◆ Work instructions ◆
Print exactly the lines from the first one down to the line that contains "from matplotlib.patches import Patch", both included, and skip the pictures.

+++ Material provided +++

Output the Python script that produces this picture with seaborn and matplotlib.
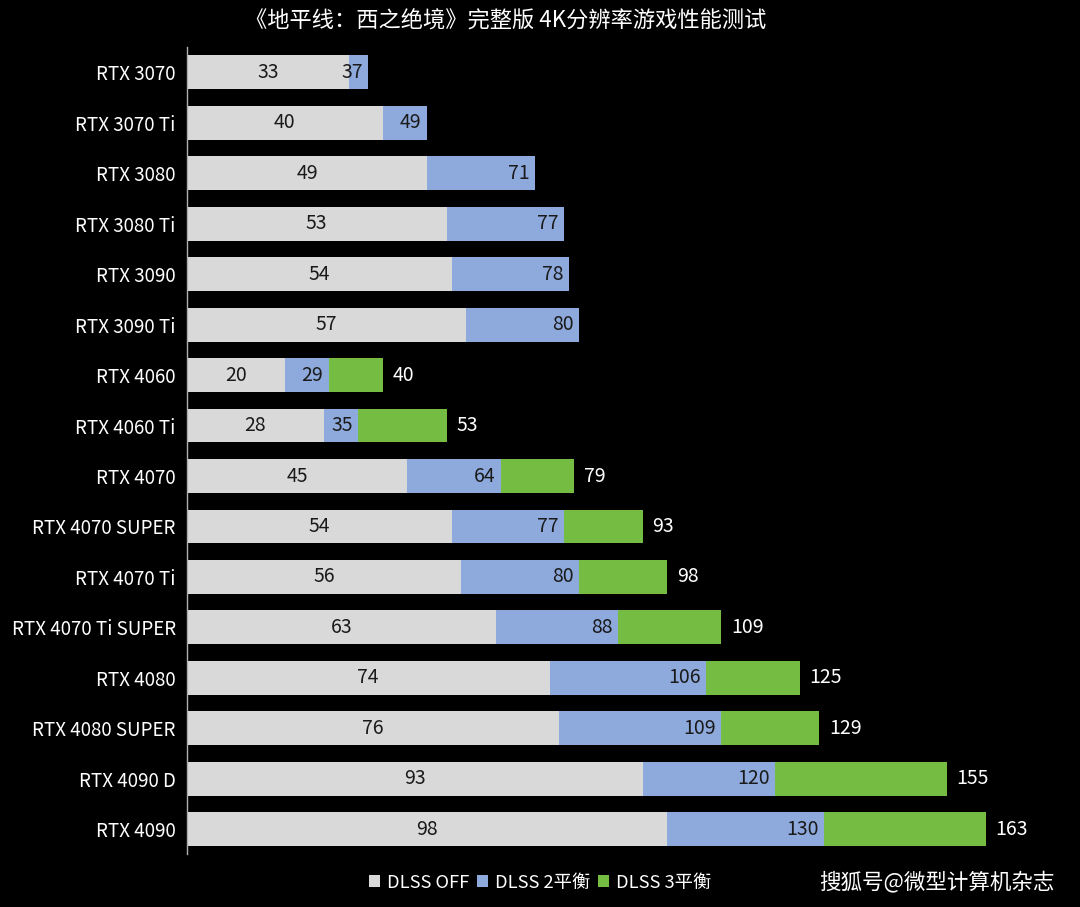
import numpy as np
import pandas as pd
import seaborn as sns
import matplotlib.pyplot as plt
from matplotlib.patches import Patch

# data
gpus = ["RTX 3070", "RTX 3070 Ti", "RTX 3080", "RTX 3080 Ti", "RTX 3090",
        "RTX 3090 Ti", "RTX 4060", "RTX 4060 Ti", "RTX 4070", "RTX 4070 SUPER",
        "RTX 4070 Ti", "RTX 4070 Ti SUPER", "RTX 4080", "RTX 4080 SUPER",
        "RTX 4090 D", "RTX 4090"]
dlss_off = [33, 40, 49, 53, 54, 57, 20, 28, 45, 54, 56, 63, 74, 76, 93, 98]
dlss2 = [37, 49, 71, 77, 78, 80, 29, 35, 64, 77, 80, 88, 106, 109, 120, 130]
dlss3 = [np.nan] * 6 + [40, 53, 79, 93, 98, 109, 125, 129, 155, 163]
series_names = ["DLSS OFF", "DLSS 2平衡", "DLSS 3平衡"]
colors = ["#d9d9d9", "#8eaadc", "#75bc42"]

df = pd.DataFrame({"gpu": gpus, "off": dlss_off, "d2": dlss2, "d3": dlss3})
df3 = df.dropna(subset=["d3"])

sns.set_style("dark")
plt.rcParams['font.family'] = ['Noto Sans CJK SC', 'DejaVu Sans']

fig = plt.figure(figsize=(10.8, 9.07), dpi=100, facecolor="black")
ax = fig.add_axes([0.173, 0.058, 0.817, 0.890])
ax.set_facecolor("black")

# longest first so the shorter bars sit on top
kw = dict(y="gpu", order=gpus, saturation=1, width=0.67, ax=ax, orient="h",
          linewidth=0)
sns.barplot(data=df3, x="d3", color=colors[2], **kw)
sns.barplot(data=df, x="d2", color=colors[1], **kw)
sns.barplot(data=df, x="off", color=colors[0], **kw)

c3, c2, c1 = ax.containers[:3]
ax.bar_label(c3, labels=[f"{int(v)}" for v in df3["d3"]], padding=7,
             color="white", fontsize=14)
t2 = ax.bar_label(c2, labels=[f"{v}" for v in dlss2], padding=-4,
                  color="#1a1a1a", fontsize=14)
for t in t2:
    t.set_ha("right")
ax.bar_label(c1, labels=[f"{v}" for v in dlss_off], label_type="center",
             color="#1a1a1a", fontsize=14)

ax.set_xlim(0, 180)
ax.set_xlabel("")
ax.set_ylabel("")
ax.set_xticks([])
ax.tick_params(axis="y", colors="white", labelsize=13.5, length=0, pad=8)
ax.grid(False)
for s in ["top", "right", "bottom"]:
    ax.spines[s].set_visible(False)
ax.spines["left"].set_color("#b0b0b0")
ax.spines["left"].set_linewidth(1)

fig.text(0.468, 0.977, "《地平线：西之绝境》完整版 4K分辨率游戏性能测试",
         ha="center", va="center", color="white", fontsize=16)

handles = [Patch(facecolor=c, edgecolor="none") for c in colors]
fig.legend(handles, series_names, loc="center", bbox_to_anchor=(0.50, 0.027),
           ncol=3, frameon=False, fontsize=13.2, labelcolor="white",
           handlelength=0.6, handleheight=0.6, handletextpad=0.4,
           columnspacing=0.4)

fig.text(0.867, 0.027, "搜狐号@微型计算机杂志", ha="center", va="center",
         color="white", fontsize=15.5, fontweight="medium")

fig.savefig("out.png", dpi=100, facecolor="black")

+++

◆ Output for this task ◆
Output the Python script that produces this picture with seaborn and matplotlib.
import numpy as np
import pandas as pd
import seaborn as sns
import matplotlib.pyplot as plt
from matplotlib.patches import Patch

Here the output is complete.